EXERCISE REQUIREMENTS >> Skip the pictures, please, and write out exactly the lines from the opening of the data through the line containing "const errorTicks = [-10, -5, 0, 5, 10];".

RECORDS SUPPLIED >>
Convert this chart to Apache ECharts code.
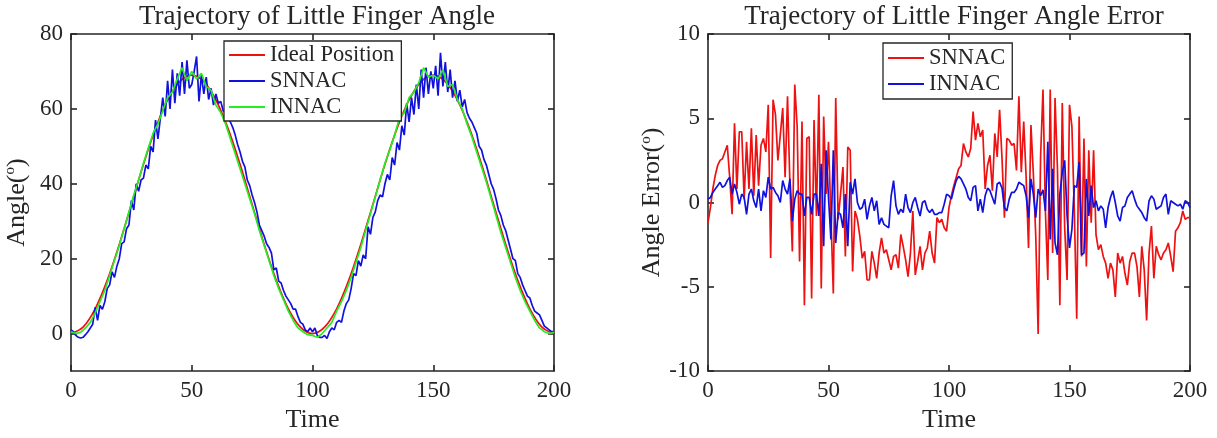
<!DOCTYPE html>
<html>
<head>
<meta charset="utf-8">
<script src="https://cdn.jsdelivr.net/npm/echarts@6/dist/echarts.min.js"></script>
<style>
html,body{margin:0;padding:0;background:#fff;}
#c{width:1217px;height:438px;}
</style>
</head>
<body>
<div id="c"></div>
<script>
// ---------- data ----------
const titleLeft = 'Trajectory of Little Finger Angle';
const titleRight = 'Trajectory of Little Finger Angle Error';
const xTicks = [0, 50, 100, 150, 200];
const angleTicks = [0, 20, 40, 60, 80];
const errorTicks = [-10, -5, 0, 5, 10];

// time grids (sampling steps of each curve)
const time = Array.from({length: 201}, (_, i) => i);
const timeIdeal = Array.from({length: 41}, (_, i) => i * 5);
const timeInnac = Array.from({length: 101}, (_, i) => i * 2);

const idealAngle = [0,1.7,6.6,14.2,23.8,34.5,45.2,54.8,62.4,67.3,69,67.3,62.4,54.8,45.2,34.5,23.8,14.2,6.6,1.7,
  0,1.7,6.6,14.2,23.8,34.5,45.2,54.8,62.4,67.3,69,67.3,62.4,54.8,45.2,34.5,23.8,14.2,6.6,1.7,0];

const snnacAngle = [
  1.0,0.5,-0.5,-1.0,-1.2,-1.0,-0.3,0.5,1.5,2.5,
  7.0,3.5,7.5,6.5,8.5,12.0,13.0,16.5,15.0,18.0,
  20.0,24.0,24.5,28.0,29.0,35.5,33.0,40.0,38.0,41.0,
  41.5,45.0,44.0,50.0,48.5,57.0,52.0,57.5,63.0,58.0,
  67.5,60.0,70.5,61.5,69.5,63.5,72.5,64.0,73.0,65.5,
  66.5,70.0,74.0,62.0,69.0,64.0,68.5,62.5,65.5,61.0,
  64.0,61.5,62.0,59.5,59.0,57.5,56.5,55.0,53.0,50.5,
  48.5,46.0,44.5,41.0,39.5,37.0,35.0,32.5,29.0,27.5,
  26.0,24.0,23.0,21.5,17.0,17.5,14.0,13.5,11.5,10.0,
  9.0,8.0,6.5,6.5,4.5,3.0,2.5,1.0,0.5,1.5,
  0.5,1.5,-0.5,-1.0,-1.0,-0.5,-1.3,0.5,1.5,1.0,
  3.0,3.5,3.0,6.0,8.0,9.0,12.0,16.0,15.5,19.5,
  18.0,21.0,20.0,28.5,26.5,31.0,32.5,35.5,37.0,36.5,
  40.0,42.5,41.0,47.0,45.0,51.0,49.0,55.5,53.0,61.5,
  56.5,63.0,58.5,66.5,60.0,70.5,63.0,71.0,64.0,70.0,
  65.5,71.5,63.5,75.0,66.0,72.5,64.5,70.5,63.0,67.5,
  62.0,65.0,60.5,62.5,59.0,57.5,56.5,55.0,53.5,50.0,
  49.0,46.5,45.0,42.5,40.0,38.5,36.0,33.0,31.5,29.0,
  27.5,25.0,22.5,20.0,19.5,16.0,15.0,13.0,11.5,10.0,
  9.5,7.5,6.0,5.5,5.0,3.5,2.0,1.5,1.0,0.5,
  0.5];

const innacAngle = [
  0.5,0.0,0.3,1.5,3.0,5.5,8.5,11.5,15.5,19.5,
  23.5,28.0,32.5,37.0,41.0,45.5,49.5,53.5,56.0,59.5,
  63.0,64.5,68.0,71.0,67.5,70.0,68.0,69.5,66.0,65.0,
  61.0,59.0,56.0,52.0,48.0,44.0,40.0,36.0,32.0,27.5,
  23.5,19.5,15.5,12.0,9.0,6.0,3.5,1.5,0.5,-0.3,
  -0.5,-1.0,0.0,1.5,3.0,6.0,8.5,11.5,15.0,19.0,
  23.0,27.5,32.0,36.5,41.0,45.5,49.0,53.0,57.5,59.0,
  63.0,64.5,67.0,71.0,68.5,69.0,68.0,70.5,66.0,66.5,
  62.5,60.0,56.0,52.5,48.5,44.5,40.5,36.0,31.5,27.0,
  23.0,19.0,15.0,11.5,8.5,6.0,3.5,1.5,0.5,0.0,
  0.3];

const snnacError = [
  -1.2,-0.3,0.8,1.6,2.2,2.5,2.6,3.0,3.4,1.5,
  -0.7,4.7,0.8,4.2,4.2,0.2,3.6,0.8,4.4,0.4,
  4.0,1.0,3.4,3.8,3.0,5.8,-3.3,6.1,5.2,2.5,
  4.0,5.6,1.5,6.3,1.0,-2.9,7.0,4.5,-3.5,4.8,
  -6.1,3.8,3.9,-5.7,4.9,-0.8,6.4,-5.1,5.1,0.5,
  3.6,-0.8,-5.4,6.2,-1.0,0.5,2.1,-3.2,3.3,3.1,
  -4.1,-0.5,-1.0,-2.0,-3.3,-2.9,-4.6,-4.6,-2.9,-3.6,
  -4.5,-3.0,-2.1,-3.0,-2.8,-3.4,-4.0,-3.2,-3.1,-3.9,
  -1.9,-2.6,-3.4,-4.4,-3.0,-0.5,-4.3,-3.5,-2.6,-4.0,
  -3.0,-2.7,-1.7,-3.0,-3.6,-0.9,-1.2,-1.0,-1.5,-1.7,
  -0.3,0.4,1.0,1.5,2.0,2.2,3.5,3.0,2.7,3.2,
  5.4,3.7,4.7,3.9,4.3,0.8,2.2,2.8,0.7,4.1,
  2.7,5.5,2.6,-0.9,3.8,3.7,3.4,3.5,1.9,6.3,
  1.8,4.8,1.5,-2.7,4.6,1.7,-2.0,-7.8,2.7,6.7,
  -0.5,-4.6,6.7,-3.0,6.2,2.0,-6.1,5.9,-1.5,-4.6,
  5.8,4.5,-0.5,-6.9,5.1,-3.2,3.8,-3.8,3.1,-1.2,
  3.1,-1.9,-2.8,-2.5,-3.2,-3.6,-4.5,-3.6,-4.0,-5.6,
  -3.0,-3.6,-3.2,-4.2,-4.9,-3.5,-3.0,-3.0,-3.8,-5.6,
  -2.6,-4.0,-7.0,-3.0,-1.4,-4.5,-2.6,-3.1,-3.4,-3.0,
  -2.8,-2.4,-3.2,-4.1,-1.7,-1.5,-1.2,-0.5,-1.0,-0.9,
  -0.9];

const innacError = [
  0.2,0.3,0.6,0.8,1.0,1.2,0.9,1.0,1.3,1.5,
  0.5,1.1,0.6,-0.1,0.5,0.3,-0.7,0.5,0.8,0.1,
  -0.3,0.8,-0.5,0.7,0.3,1.5,0.8,0.9,0.6,0.4,
  0.0,1.3,0.8,0.5,1.4,-1.1,0.2,0.7,0.5,0.5,
  -0.8,0.3,0.3,-0.7,0.5,0.5,-0.8,2.3,-2.6,3.1,
  0.3,-2.2,3.1,-2.4,-0.6,-0.7,-1.5,0.5,-2.6,1.2,
  0.5,1.4,0.0,-0.4,-0.3,0.2,-1.0,-0.2,0.3,-0.5,
  0.1,-1.3,-0.9,-1.3,-1.4,-1.5,0.4,1.3,-0.2,-0.7,
  -0.4,-0.6,0.5,-0.3,-0.6,0.0,0.3,-0.3,-0.8,0.0,
  0.1,-0.4,-0.6,-0.4,-0.7,-0.7,-0.6,-0.6,-0.1,0.5,
  0.4,0.2,0.8,1.3,1.55,1.4,1.1,0.8,0.3,0.1,
  0.9,1.0,-0.5,0.2,-0.6,0.4,0.85,0.7,0.3,-0.1,
  1.1,1.2,0.85,-0.3,-0.5,0.2,0.6,0.6,0.8,1.2,
  1.1,1.0,0.4,-0.9,1.4,0.5,-0.9,0.8,0.4,0.75,
  -0.5,3.6,-2.2,2.0,-2.4,-3.1,0.5,1.8,2.5,-0.8,
  -2.7,-1.6,1.0,0.9,2.4,-3.1,-3.0,1.4,-0.8,1.0,
  -0.3,0.1,-0.5,-0.2,-0.4,-1.5,-0.3,0.3,0.7,0.0,
  -0.8,-1.1,-0.3,-0.2,0.3,0.5,0.7,0.2,-0.2,-0.4,
  -0.6,-0.9,-1.1,0.1,0.4,0.2,-0.4,-0.3,-0.2,0.3,
  0.5,-0.7,0.1,0.0,-0.1,-0.2,-0.1,-0.4,0.1,0.0,
  -0.3];

// ---------- chart ----------
const FONT = 'Liberation Serif';
const INK = '#262626';
const RED = '#ee1111', BLUE = '#1111dd', GREEN = '#22ee22';
const pair = (xs, ys) => xs.map((x, i) => [x, ys[i]]);

const axisLine = {show: true, onZero: false, lineStyle: {color: INK, width: 1.6}};
const tickIn = {show: true, inside: true, length: 6, lineStyle: {color: INK, width: 1.6}};
const lbl = {fontFamily: FONT, fontSize: 23, color: INK};
const nameStyle = {
  fontFamily: FONT, fontSize: 26, color: INK,
  rich: {
    n: {fontFamily: FONT, fontSize: 26, color: INK},
    s: {fontFamily: FONT, fontSize: 15, color: INK, padding: [0, 0, 13, 0]}
  }
};

function xAxes(gi) {
  return [
    {gridIndex: gi, type: 'value', min: 0, max: 200, interval: 50, position: 'bottom',
     axisLine, axisTick: tickIn, splitLine: {show: false},
     axisLabel: Object.assign({margin: 8, customValues: xTicks}, lbl),
     name: 'Time', nameLocation: 'middle', nameGap: 36,
     nameTextStyle: {fontFamily: FONT, fontSize: 26, color: INK}},
    {gridIndex: gi, type: 'value', min: 0, max: 200, interval: 50, position: 'top',
     axisLine, axisTick: tickIn, splitLine: {show: false}, axisLabel: {show: false}}
  ];
}
function yAxes(gi, min, max, ticks, name) {
  return [
    {gridIndex: gi, type: 'value', min, max, position: 'left',
     axisLine, splitLine: {show: false},
     axisTick: Object.assign({}, tickIn, {customValues: ticks}),
     axisLabel: Object.assign({margin: 8, customValues: ticks}, lbl),
     name, nameLocation: 'middle', nameGap: 40, nameTextStyle: nameStyle},
    {gridIndex: gi, type: 'value', min, max, position: 'right',
     axisLine, splitLine: {show: false},
     axisTick: Object.assign({}, tickIn, {customValues: ticks}),
     axisLabel: {show: false}}
  ];
}
function line(name, xi, yi, data, color, extra) {
  return Object.assign({
    type: 'line', name, xAxisIndex: xi, yAxisIndex: yi, data,
    showSymbol: false, symbol: 'none', animation: false,
    lineStyle: {color, width: 1.7}, itemStyle: {color}
  }, extra || {});
}
const legendBase = {
  orient: 'vertical', selectedMode: false, icon: 'rect',
  itemWidth: 36, itemHeight: 2, itemGap: 0,
  borderColor: INK, borderWidth: 1.3, backgroundColor: '#fff',
  textStyle: {fontFamily: FONT, fontSize: 22.5, color: INK, lineHeight: 26}
};

const chart = echarts.init(document.getElementById('c'), null, {renderer: 'canvas'});
chart.setOption({
  backgroundColor: '#fff',
  animation: false,
  title: [
    {text: titleLeft, left: 312, top: -2, textAlign: 'center',
     textStyle: {fontFamily: FONT, fontSize: 27, fontWeight: 'normal', color: INK}},
    {text: titleRight, left: 949, top: -2, textAlign: 'center',
     textStyle: {fontFamily: FONT, fontSize: 27, fontWeight: 'normal', color: INK}}
  ],
  grid: [
    {left: 71, top: 34, width: 483, height: 338},
    {left: 708, top: 34, width: 482, height: 338}
  ],
  xAxis: [...xAxes(0), ...xAxes(1)],
  yAxis: [
    ...yAxes(0, -10, 80, angleTicks, '{n|Angle(}{s|o}{n|)}'),
    ...yAxes(1, -10, 10, errorTicks, '{n|Angle Error(}{s|o}{n|)}')
  ],
  legend: [
    Object.assign({}, legendBase, {left: 224, top: 41, padding: [1, 7, 1, 5],
      data: ['Ideal Position', 'SNNAC', 'INNAC']}),
    Object.assign({}, legendBase, {left: 883, top: 43, padding: [2, 7, 2, 5],
      data: ['SNNAC_err', 'INNAC_err'],
      formatter: n => n.replace('_err', '')})
  ],
  series: [
    line('Ideal Position', 0, 0, pair(timeIdeal, idealAngle), RED, {smooth: 0.35}),
    line('SNNAC', 0, 0, pair(time, snnacAngle), BLUE),
    line('INNAC', 0, 0, pair(timeInnac, innacAngle), GREEN),
    line('SNNAC_err', 2, 2, pair(time, snnacError), RED),
    line('INNAC_err', 2, 2, pair(time, innacError), BLUE)
  ]
});
</script>
</body>
</html>
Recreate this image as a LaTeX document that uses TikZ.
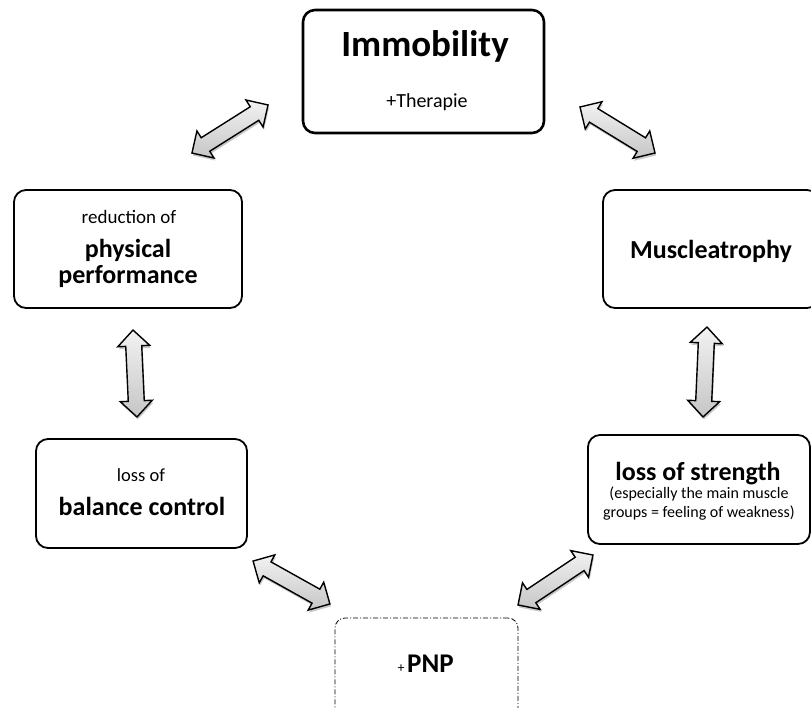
\documentclass[tikz,border=0pt]{standalone}
\usepackage{fontspec}
\setmainfont{Carlito}
\usetikzlibrary{shadows,calc}
\tikzset{
  x=1pt, y=-1pt,
  box/.style={draw=black, line width=1.8pt, rounded corners=12pt, fill=white, inner sep=0pt},
  topbox/.style={box, line width=2.6pt},
  pnpbox/.style={draw=black, line width=0.8pt, rounded corners=10pt, dash pattern=on 5pt off 2pt on 1pt off 2pt, inner sep=0pt},
  lbl/.style={anchor=base, inner sep=0pt},
  arrowbody/.style={draw=black, line width=1.4pt, line join=miter,
    top color=gray!10, bottom color=gray!45,
    drop shadow={shadow xshift=1pt, shadow yshift=-2.5pt, opacity=0.35, fill=black!60}},
  pics/dblarr/.style={code={
    \pgfmathsetmacro\arrhl{#1/2}
    \path[arrowbody] (-\arrhl,0) -- (-\arrhl+16,-16) -- (-\arrhl+16,-8) -- (\arrhl-16,-8)
      -- (\arrhl-16,-16) -- (\arrhl,0) -- (\arrhl-16,16) -- (\arrhl-16,8)
      -- (-\arrhl+16,8) -- (-\arrhl+16,16) -- cycle;
  }},
}
\begin{document}
\begin{tikzpicture}
\useasboundingbox (0,0) rectangle (811,707);
\clip (0,0) rectangle (811,707);
\fill[white] (0,0) rectangle (811,707);

% boxes
\node[topbox, minimum width=241pt, minimum height=123pt] (imm) at (423.5,71.5) {};
\node[box, minimum width=228pt, minimum height=118pt] (phys) at (128,249) {};
\node[box, minimum width=216pt, minimum height=118pt] (musc) at (711,249) {};
\node[box, minimum width=211pt, minimum height=109pt] (bal) at (141.5,493.5) {};
\node[box, minimum width=222pt, minimum height=109pt] (str) at (699,489.5) {};
\node[pnpbox, minimum width=183pt, minimum height=110pt] (pnp) at (426.5,673) {};

% texts
\node[lbl, font=\fontsize{37}{40}\selectfont\bfseries] (immt) at (425,56) {Immobility};
\node[lbl, font=\fontsize{20}{22}\selectfont] (ther) at (427,107) {+Therapie};

\node[lbl, font=\fontsize{19}{21}\selectfont] (redof) at (129,223) {reduction of};
\node[lbl, font=\fontsize{26}{28}\selectfont\bfseries] (physt) at (128,257) {physical};
\node[lbl, font=\fontsize{26}{28}\selectfont\bfseries] (perf) at (128,283) {performance};

\node[lbl, font=\fontsize{26}{28}\selectfont\bfseries] (musct) at (711,258) {Muscleatrophy};

\node[lbl, font=\fontsize{18.5}{20}\selectfont] (lossof) at (141,481) {loss of};
\node[lbl, font=\fontsize{26}{28}\selectfont\bfseries] (balt) at (142,515) {balance control};

\node[lbl, font=\fontsize{26}{28}\selectfont\bfseries] (strt) at (698,480) {loss of strength};
\node[lbl, font=\fontsize{16}{18}\selectfont] (str2) at (699,498) {(especially the main muscle};
\node[lbl, font=\fontsize{16}{18}\selectfont] (str3) at (699,517) {groups = feeling of weakness)};

\node[lbl, font=\fontsize{14}{16}\selectfont] (plus) at (401,672) {+};
\node[lbl, anchor=base west, font=\fontsize{27}{29}\selectfont\bfseries] (pnpt) at (407,672) {PNP};

% arrow end points
\coordinate (a1s) at (192,153); \coordinate (a1e) at (268,105);
\coordinate (a2s) at (580,107); \coordinate (a2e) at (655,153);
\coordinate (a3s) at (133,330); \coordinate (a3e) at (137,417);
\coordinate (a4s) at (707,327); \coordinate (a4e) at (703,417);
\coordinate (a5s) at (253,561); \coordinate (a5e) at (330,604);
\coordinate (a6s) at (518,605); \coordinate (a6e) at (593,555);

\path (a1s) -- pic[sloped, pos=0.5]{dblarr=90} (a1e);
\path (a2s) -- pic[sloped, pos=0.5]{dblarr=88} (a2e);
\path (a3s) -- pic[sloped, pos=0.5]{dblarr=87} (a3e);
\path (a4s) -- pic[sloped, pos=0.5]{dblarr=90} (a4e);
\path (a5s) -- pic[sloped, pos=0.5]{dblarr=88} (a5e);
\path (a6s) -- pic[sloped, pos=0.5]{dblarr=90} (a6e);
\end{tikzpicture}
\end{document}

EXPECTED ANSWER >>
Convert this chart to Apache ECharts code.
<!DOCTYPE html>
<html>
<head>
<meta charset="utf-8">
<script src="https://cdn.jsdelivr.net/npm/echarts@6/dist/echarts.min.js"></script>
<style>
html,body{margin:0;padding:0;background:#fff;}
#c{width:1217px;height:438px;}
</style>
</head>
<body>
<div id="c"></div>
<script>
// ---------- data ----------
const titleLeft = 'Trajectory of Little Finger Angle';
const titleRight = 'Trajectory of Little Finger Angle Error';
const xTicks = [0, 50, 100, 150, 200];
const angleTicks = [0, 20, 40, 60, 80];
const errorTicks = [-10, -5, 0, 5, 10];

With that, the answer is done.